Exercise requirements
Write out the data again exactly, skipping every picture.
-------
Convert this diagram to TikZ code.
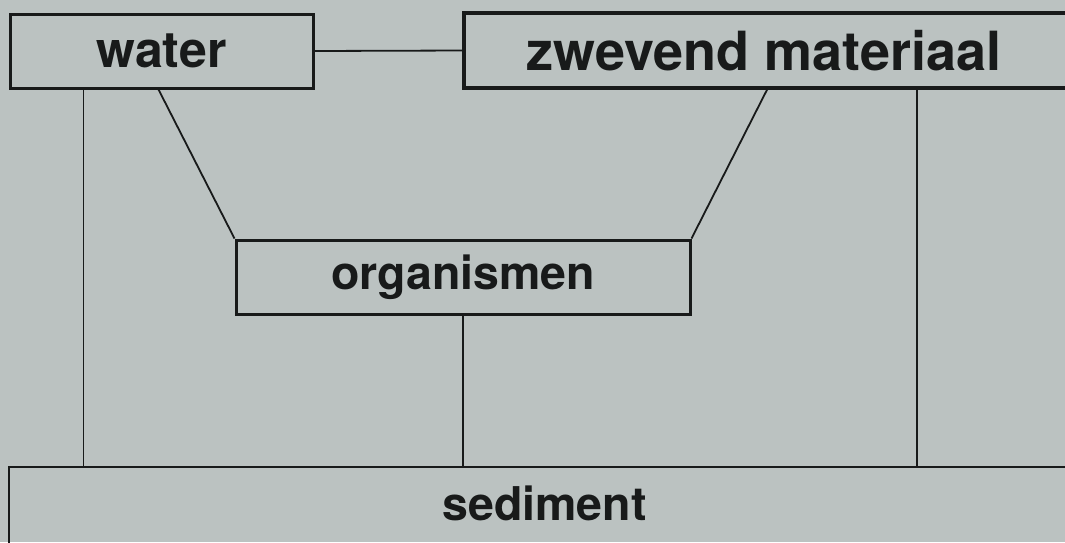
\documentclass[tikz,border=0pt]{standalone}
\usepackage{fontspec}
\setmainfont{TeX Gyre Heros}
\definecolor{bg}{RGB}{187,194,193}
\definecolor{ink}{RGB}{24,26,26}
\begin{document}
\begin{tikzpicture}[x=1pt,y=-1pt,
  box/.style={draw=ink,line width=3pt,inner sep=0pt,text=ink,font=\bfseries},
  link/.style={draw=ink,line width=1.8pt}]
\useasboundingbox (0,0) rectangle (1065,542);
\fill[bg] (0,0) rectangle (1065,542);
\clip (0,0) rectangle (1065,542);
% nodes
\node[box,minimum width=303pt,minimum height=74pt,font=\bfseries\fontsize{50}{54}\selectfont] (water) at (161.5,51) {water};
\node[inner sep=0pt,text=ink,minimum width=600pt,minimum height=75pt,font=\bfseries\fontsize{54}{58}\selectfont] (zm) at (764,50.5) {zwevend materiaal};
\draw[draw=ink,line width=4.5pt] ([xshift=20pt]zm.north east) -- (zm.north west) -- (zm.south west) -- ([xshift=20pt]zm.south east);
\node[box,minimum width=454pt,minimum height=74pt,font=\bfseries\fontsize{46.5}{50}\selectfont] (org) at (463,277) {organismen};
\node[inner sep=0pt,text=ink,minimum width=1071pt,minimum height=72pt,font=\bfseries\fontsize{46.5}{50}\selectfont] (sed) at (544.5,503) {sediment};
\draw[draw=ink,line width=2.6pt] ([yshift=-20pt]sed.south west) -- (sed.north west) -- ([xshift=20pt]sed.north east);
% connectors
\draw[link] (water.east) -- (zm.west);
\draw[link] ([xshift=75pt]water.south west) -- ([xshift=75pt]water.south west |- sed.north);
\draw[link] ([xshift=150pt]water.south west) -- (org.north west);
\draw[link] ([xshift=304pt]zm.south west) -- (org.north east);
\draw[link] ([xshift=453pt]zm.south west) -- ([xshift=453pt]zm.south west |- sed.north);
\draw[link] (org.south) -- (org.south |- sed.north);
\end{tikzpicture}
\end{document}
-------
The output
Convert this diagram to TikZ code.
\documentclass[tikz,border=0pt]{standalone}
\usepackage{fontspec}
\setmainfont{TeX Gyre Heros}
\definecolor{bg}{RGB}{187,194,193}
\definecolor{ink}{RGB}{24,26,26}
\begin{document}
\begin{tikzpicture}[x=1pt,y=-1pt,
  box/.style={draw=ink,line width=3pt,inner sep=0pt,text=ink,font=\bfseries},
  link/.style={draw=ink,line width=1.8pt}]
\useasboundingbox (0,0) rectangle (1065,542);
\fill[bg] (0,0) rectangle (1065,542);
\clip (0,0) rectangle (1065,542);
% nodes
\node[box,minimum width=303pt,minimum height=74pt,font=\bfseries\fontsize{50}{54}\selectfont] (water) at (161.5,51) {water};
\node[inner sep=0pt,text=ink,minimum width=600pt,minimum height=75pt,font=\bfseries\fontsize{54}{58}\selectfont] (zm) at (764,50.5) {zwevend materiaal};
\draw[draw=ink,line width=4.5pt] ([xshift=20pt]zm.north east) -- (zm.north west) -- (zm.south west) -- ([xshift=20pt]zm.south east);
\node[box,minimum width=454pt,minimum height=74pt,font=\bfseries\fontsize{46.5}{50}\selectfont] (org) at (463,277) {organismen};
\node[inner sep=0pt,text=ink,minimum width=1071pt,minimum height=72pt,font=\bfseries\fontsize{46.5}{50}\selectfont] (sed) at (544.5,503) {sediment};
\draw[draw=ink,line width=2.6pt] ([yshift=-20pt]sed.south west) -- (sed.north west) -- ([xshift=20pt]sed.north east);
% connectors
\draw[link] (water.east) -- (zm.west);
\draw[link] ([xshift=75pt]water.south west) -- ([xshift=75pt]water.south west |- sed.north);
\draw[link] ([xshift=150pt]water.south west) -- (org.north west);
\draw[link] ([xshift=304pt]zm.south west) -- (org.north east);
\draw[link] ([xshift=453pt]zm.south west) -- ([xshift=453pt]zm.south west |- sed.north);
\draw[link] (org.south) -- (org.south |- sed.north);
\end{tikzpicture}
\end{document}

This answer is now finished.